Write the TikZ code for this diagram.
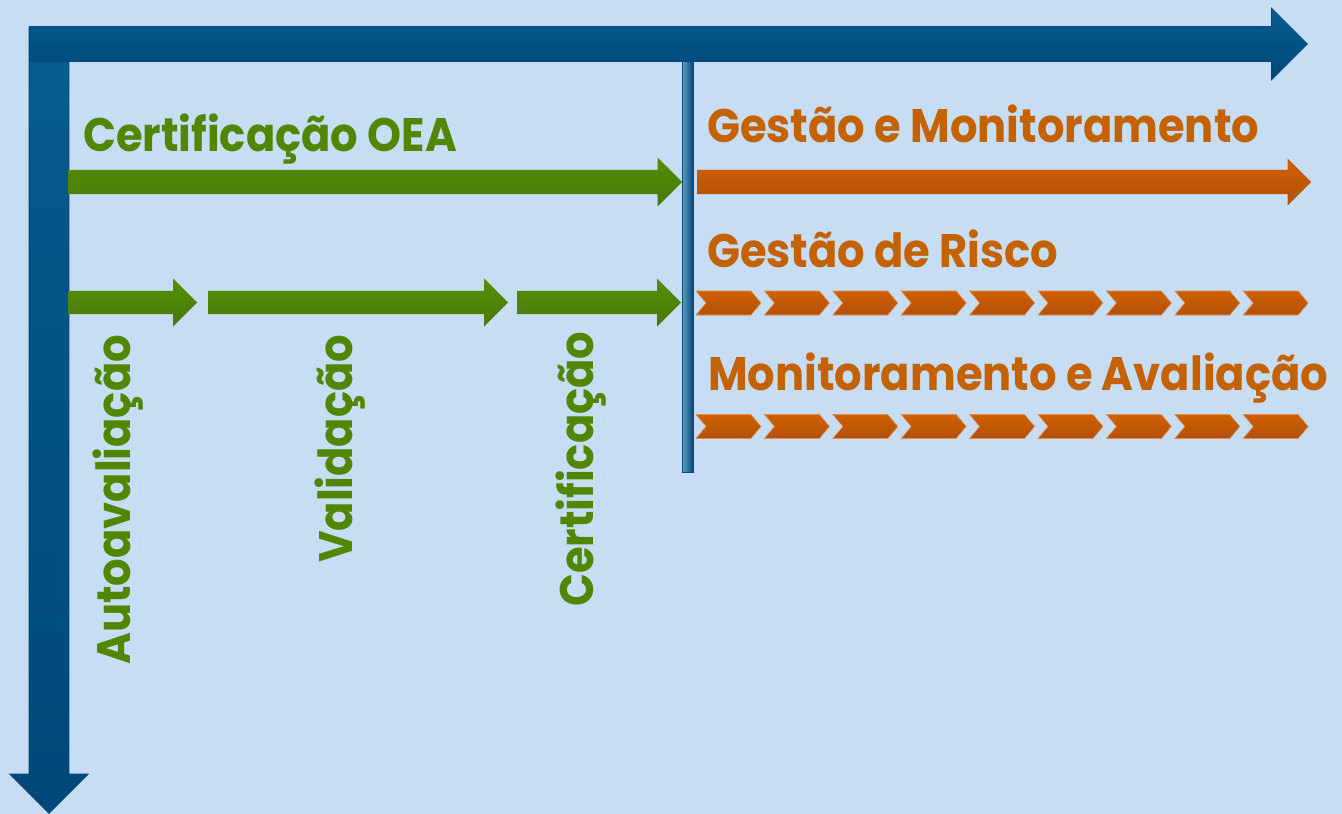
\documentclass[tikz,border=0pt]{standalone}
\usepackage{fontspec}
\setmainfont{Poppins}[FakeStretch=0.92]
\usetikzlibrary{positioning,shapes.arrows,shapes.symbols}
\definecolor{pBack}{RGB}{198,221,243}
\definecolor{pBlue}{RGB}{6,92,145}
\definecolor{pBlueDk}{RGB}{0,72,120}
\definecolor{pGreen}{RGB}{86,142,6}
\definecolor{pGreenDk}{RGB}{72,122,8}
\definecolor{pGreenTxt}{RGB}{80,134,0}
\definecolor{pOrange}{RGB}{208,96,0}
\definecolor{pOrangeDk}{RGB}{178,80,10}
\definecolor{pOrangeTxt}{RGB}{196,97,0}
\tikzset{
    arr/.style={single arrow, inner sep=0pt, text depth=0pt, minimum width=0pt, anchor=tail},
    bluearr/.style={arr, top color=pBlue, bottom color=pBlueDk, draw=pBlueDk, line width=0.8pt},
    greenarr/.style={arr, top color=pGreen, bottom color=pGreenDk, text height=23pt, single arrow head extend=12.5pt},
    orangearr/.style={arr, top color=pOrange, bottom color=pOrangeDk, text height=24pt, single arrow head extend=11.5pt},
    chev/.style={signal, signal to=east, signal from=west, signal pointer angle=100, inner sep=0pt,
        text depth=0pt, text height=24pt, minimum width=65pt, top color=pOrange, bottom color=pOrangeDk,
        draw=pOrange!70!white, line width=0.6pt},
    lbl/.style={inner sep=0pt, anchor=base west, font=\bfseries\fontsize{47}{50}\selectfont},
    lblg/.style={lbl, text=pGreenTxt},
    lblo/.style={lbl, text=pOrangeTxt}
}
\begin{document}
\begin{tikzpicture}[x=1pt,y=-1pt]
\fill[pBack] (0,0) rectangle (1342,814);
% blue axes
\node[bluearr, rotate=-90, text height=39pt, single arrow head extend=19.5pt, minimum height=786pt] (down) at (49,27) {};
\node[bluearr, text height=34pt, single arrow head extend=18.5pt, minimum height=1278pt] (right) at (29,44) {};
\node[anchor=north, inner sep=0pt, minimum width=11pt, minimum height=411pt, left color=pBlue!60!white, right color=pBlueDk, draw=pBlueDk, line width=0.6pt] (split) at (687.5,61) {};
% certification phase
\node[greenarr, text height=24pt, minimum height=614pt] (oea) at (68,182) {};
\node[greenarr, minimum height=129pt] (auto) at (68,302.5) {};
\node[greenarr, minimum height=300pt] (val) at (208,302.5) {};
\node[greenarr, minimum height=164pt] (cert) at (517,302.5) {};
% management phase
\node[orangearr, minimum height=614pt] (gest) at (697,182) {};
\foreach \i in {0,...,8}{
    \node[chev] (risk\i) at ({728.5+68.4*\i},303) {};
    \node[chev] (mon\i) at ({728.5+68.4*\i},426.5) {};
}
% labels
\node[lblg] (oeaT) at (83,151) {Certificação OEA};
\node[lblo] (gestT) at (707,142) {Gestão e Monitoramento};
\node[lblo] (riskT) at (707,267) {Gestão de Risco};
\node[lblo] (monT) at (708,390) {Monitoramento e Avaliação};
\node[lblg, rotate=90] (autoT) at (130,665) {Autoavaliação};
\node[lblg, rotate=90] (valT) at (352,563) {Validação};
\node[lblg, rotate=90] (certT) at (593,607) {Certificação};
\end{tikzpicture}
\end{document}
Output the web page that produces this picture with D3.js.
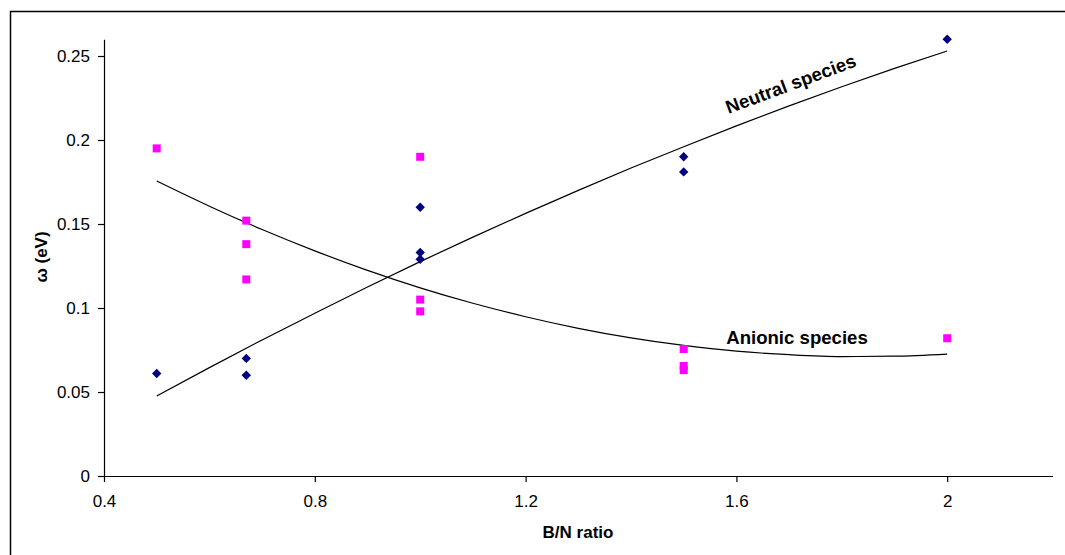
● ● ●
- Problem: All preceding records should be duplicated verbatim, images excepted.

- Correct answer:
Write the TikZ code for this diagram.
\documentclass[tikz,border=0pt]{standalone}
\usepackage{fontspec}
\setmainfont{Poppins}[FakeStretch=0.92]
\usetikzlibrary{positioning,shapes.arrows,shapes.symbols}
\definecolor{pBack}{RGB}{198,221,243}
\definecolor{pBlue}{RGB}{6,92,145}
\definecolor{pBlueDk}{RGB}{0,72,120}
\definecolor{pGreen}{RGB}{86,142,6}
\definecolor{pGreenDk}{RGB}{72,122,8}
\definecolor{pGreenTxt}{RGB}{80,134,0}
\definecolor{pOrange}{RGB}{208,96,0}
\definecolor{pOrangeDk}{RGB}{178,80,10}
\definecolor{pOrangeTxt}{RGB}{196,97,0}
\tikzset{
    arr/.style={single arrow, inner sep=0pt, text depth=0pt, minimum width=0pt, anchor=tail},
    bluearr/.style={arr, top color=pBlue, bottom color=pBlueDk, draw=pBlueDk, line width=0.8pt},
    greenarr/.style={arr, top color=pGreen, bottom color=pGreenDk, text height=23pt, single arrow head extend=12.5pt},
    orangearr/.style={arr, top color=pOrange, bottom color=pOrangeDk, text height=24pt, single arrow head extend=11.5pt},
    chev/.style={signal, signal to=east, signal from=west, signal pointer angle=100, inner sep=0pt,
        text depth=0pt, text height=24pt, minimum width=65pt, top color=pOrange, bottom color=pOrangeDk,
        draw=pOrange!70!white, line width=0.6pt},
    lbl/.style={inner sep=0pt, anchor=base west, font=\bfseries\fontsize{47}{50}\selectfont},
    lblg/.style={lbl, text=pGreenTxt},
    lblo/.style={lbl, text=pOrangeTxt}
}
\begin{document}
\begin{tikzpicture}[x=1pt,y=-1pt]
\fill[pBack] (0,0) rectangle (1342,814);
% blue axes
\node[bluearr, rotate=-90, text height=39pt, single arrow head extend=19.5pt, minimum height=786pt] (down) at (49,27) {};
\node[bluearr, text height=34pt, single arrow head extend=18.5pt, minimum height=1278pt] (right) at (29,44) {};
\node[anchor=north, inner sep=0pt, minimum width=11pt, minimum height=411pt, left color=pBlue!60!white, right color=pBlueDk, draw=pBlueDk, line width=0.6pt] (split) at (687.5,61) {};
% certification phase
\node[greenarr, text height=24pt, minimum height=614pt] (oea) at (68,182) {};
\node[greenarr, minimum height=129pt] (auto) at (68,302.5) {};
\node[greenarr, minimum height=300pt] (val) at (208,302.5) {};
\node[greenarr, minimum height=164pt] (cert) at (517,302.5) {};
% management phase
\node[orangearr, minimum height=614pt] (gest) at (697,182) {};
\foreach \i in {0,...,8}{
    \node[chev] (risk\i) at ({728.5+68.4*\i},303) {};
    \node[chev] (mon\i) at ({728.5+68.4*\i},426.5) {};
}
% labels
\node[lblg] (oeaT) at (83,151) {Certificação OEA};
\node[lblo] (gestT) at (707,142) {Gestão e Monitoramento};
\node[lblo] (riskT) at (707,267) {Gestão de Risco};
\node[lblo] (monT) at (708,390) {Monitoramento e Avaliação};
\node[lblg, rotate=90] (autoT) at (130,665) {Autoavaliação};
\node[lblg, rotate=90] (valT) at (352,563) {Validação};
\node[lblg, rotate=90] (certT) at (593,607) {Certificação};
\end{tikzpicture}
\end{document}
Output the web page that produces this picture with D3.js.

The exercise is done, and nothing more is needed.